- **WHAT IS EXPECTED**: Print, please, exactly and only the lines between the line holding "Reproduce this chart with D3.js." and the line holding "18.9, 17.7, 17.7];", inclusive, omitting any pictures.

- **RECORDS**:
***

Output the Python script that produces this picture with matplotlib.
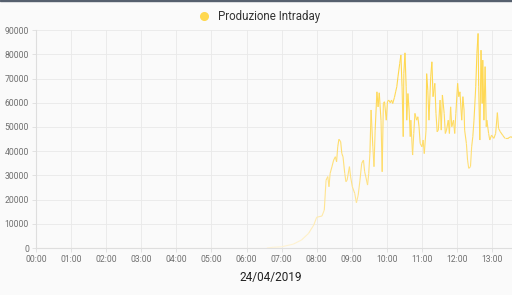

***

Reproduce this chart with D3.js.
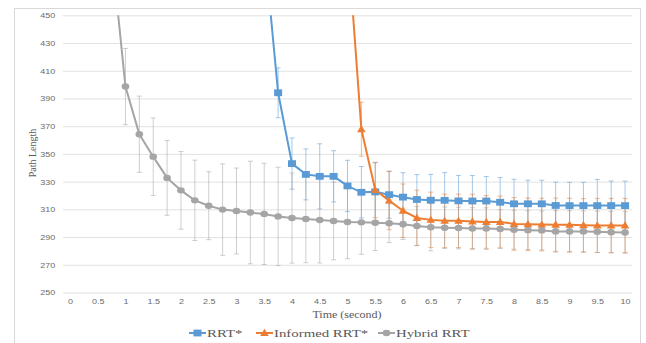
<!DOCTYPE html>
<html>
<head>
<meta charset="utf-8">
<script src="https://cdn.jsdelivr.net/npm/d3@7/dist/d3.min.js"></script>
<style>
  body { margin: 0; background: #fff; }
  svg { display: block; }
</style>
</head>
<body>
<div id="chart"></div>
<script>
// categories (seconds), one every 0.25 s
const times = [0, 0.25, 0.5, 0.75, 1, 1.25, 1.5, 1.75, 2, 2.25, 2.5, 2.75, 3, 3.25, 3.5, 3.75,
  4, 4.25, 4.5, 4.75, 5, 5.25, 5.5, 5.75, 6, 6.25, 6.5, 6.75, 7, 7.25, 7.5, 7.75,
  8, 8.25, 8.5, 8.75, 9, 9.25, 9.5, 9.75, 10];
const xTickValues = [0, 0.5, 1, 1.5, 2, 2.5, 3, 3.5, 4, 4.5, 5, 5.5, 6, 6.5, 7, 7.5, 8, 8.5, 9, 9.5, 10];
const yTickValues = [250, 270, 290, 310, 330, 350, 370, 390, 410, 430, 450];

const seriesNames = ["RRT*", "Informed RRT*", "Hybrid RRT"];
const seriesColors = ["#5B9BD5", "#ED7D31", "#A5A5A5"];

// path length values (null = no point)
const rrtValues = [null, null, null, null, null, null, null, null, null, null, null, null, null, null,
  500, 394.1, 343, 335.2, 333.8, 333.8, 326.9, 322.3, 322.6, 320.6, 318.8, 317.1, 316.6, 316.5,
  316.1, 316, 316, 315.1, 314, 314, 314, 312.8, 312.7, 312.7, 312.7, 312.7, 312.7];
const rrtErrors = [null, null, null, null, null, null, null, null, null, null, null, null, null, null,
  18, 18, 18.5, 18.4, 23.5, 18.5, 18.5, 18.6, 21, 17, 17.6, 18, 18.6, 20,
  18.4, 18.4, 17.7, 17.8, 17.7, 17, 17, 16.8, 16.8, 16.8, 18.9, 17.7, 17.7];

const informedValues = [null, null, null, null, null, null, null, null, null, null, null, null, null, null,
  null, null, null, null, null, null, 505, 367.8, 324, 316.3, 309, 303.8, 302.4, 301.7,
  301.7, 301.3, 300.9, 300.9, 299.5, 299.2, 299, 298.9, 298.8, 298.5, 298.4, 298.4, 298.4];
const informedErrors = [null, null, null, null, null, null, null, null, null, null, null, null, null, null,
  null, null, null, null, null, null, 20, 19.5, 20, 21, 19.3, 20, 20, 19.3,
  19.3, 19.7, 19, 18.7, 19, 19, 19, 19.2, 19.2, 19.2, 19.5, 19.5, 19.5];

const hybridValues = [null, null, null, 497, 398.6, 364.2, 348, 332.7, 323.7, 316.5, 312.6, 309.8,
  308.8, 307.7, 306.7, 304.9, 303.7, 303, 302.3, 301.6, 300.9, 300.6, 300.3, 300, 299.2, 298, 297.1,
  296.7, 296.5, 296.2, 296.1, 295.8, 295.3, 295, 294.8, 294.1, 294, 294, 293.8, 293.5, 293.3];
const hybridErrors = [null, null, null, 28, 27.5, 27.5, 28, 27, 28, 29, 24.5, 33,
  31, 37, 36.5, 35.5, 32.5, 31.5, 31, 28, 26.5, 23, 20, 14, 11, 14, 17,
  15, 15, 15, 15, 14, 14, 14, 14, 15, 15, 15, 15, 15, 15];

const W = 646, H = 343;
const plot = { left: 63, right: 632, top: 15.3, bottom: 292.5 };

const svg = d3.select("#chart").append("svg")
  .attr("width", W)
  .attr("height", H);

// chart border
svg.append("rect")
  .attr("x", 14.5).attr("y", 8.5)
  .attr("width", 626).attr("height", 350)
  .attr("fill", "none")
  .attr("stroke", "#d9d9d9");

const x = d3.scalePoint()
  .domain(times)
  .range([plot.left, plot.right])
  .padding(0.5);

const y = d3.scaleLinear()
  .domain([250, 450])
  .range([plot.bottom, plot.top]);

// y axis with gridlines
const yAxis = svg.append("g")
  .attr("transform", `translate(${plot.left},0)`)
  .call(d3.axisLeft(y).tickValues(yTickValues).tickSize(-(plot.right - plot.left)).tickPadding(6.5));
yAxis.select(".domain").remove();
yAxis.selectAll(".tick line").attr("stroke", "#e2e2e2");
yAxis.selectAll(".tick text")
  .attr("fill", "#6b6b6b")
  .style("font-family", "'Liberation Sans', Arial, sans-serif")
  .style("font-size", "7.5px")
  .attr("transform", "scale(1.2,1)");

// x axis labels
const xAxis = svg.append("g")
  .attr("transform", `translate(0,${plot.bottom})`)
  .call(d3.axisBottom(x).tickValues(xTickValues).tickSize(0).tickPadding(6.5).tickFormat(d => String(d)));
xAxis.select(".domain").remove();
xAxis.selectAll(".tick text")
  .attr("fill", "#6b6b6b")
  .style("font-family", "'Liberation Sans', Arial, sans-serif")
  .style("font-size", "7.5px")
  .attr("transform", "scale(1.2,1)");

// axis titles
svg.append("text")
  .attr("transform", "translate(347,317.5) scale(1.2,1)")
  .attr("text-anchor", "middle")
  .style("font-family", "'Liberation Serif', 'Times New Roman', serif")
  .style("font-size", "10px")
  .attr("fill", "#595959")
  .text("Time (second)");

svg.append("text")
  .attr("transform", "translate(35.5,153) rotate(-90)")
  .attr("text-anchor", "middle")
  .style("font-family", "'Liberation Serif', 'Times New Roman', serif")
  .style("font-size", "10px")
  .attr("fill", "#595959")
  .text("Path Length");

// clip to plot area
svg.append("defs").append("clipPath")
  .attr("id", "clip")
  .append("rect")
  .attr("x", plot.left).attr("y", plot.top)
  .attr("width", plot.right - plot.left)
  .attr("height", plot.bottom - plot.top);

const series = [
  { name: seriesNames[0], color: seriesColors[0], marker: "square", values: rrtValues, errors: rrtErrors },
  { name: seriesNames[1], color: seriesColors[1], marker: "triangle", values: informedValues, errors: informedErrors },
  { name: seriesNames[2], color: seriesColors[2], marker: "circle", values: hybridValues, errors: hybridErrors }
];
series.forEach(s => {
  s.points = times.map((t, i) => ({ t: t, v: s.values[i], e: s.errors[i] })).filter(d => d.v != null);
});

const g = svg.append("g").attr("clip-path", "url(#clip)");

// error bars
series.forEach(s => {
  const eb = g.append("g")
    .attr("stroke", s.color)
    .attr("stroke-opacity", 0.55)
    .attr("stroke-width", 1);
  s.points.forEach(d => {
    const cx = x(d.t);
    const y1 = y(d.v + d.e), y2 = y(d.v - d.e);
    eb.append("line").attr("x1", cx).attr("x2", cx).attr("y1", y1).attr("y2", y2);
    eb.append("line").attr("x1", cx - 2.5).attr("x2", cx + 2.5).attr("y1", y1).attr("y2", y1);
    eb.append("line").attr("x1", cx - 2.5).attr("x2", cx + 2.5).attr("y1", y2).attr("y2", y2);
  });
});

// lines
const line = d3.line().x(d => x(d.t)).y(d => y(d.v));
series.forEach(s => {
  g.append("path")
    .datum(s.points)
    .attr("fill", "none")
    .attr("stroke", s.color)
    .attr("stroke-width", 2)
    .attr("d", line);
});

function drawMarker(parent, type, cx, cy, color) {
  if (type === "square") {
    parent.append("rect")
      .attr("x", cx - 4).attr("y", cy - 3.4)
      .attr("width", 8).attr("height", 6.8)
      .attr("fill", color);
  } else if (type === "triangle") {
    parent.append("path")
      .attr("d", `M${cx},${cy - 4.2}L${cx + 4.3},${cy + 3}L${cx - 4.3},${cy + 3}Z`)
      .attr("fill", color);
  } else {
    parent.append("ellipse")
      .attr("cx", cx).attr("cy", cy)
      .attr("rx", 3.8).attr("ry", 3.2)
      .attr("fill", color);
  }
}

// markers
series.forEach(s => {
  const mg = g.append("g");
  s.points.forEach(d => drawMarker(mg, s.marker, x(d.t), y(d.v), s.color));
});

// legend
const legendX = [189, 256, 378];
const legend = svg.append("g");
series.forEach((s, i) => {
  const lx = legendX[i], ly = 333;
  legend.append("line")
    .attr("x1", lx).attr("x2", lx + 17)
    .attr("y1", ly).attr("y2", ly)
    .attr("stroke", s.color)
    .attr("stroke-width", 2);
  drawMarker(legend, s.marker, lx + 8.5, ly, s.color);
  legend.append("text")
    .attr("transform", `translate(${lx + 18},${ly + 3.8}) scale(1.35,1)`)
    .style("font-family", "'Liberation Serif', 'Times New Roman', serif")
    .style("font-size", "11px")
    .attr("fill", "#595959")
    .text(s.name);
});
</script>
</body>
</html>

***

- **EXERCISE SOLUTION**:
Reproduce this chart with D3.js.
<!DOCTYPE html>
<html>
<head>
<meta charset="utf-8">
<script src="https://cdn.jsdelivr.net/npm/d3@7/dist/d3.min.js"></script>
<style>
  body { margin: 0; background: #fff; }
  svg { display: block; }
</style>
</head>
<body>
<div id="chart"></div>
<script>
// categories (seconds), one every 0.25 s
const times = [0, 0.25, 0.5, 0.75, 1, 1.25, 1.5, 1.75, 2, 2.25, 2.5, 2.75, 3, 3.25, 3.5, 3.75,
  4, 4.25, 4.5, 4.75, 5, 5.25, 5.5, 5.75, 6, 6.25, 6.5, 6.75, 7, 7.25, 7.5, 7.75,
  8, 8.25, 8.5, 8.75, 9, 9.25, 9.5, 9.75, 10];
const xTickValues = [0, 0.5, 1, 1.5, 2, 2.5, 3, 3.5, 4, 4.5, 5, 5.5, 6, 6.5, 7, 7.5, 8, 8.5, 9, 9.5, 10];
const yTickValues = [250, 270, 290, 310, 330, 350, 370, 390, 410, 430, 450];

const seriesNames = ["RRT*", "Informed RRT*", "Hybrid RRT"];
const seriesColors = ["#5B9BD5", "#ED7D31", "#A5A5A5"];

// path length values (null = no point)
const rrtValues = [null, null, null, null, null, null, null, null, null, null, null, null, null, null,
  500, 394.1, 343, 335.2, 333.8, 333.8, 326.9, 322.3, 322.6, 320.6, 318.8, 317.1, 316.6, 316.5,
  316.1, 316, 316, 315.1, 314, 314, 314, 312.8, 312.7, 312.7, 312.7, 312.7, 312.7];
const rrtErrors = [null, null, null, null, null, null, null, null, null, null, null, null, null, null,
  18, 18, 18.5, 18.4, 23.5, 18.5, 18.5, 18.6, 21, 17, 17.6, 18, 18.6, 20,
  18.4, 18.4, 17.7, 17.8, 17.7, 17, 17, 16.8, 16.8, 16.8, 18.9, 17.7, 17.7];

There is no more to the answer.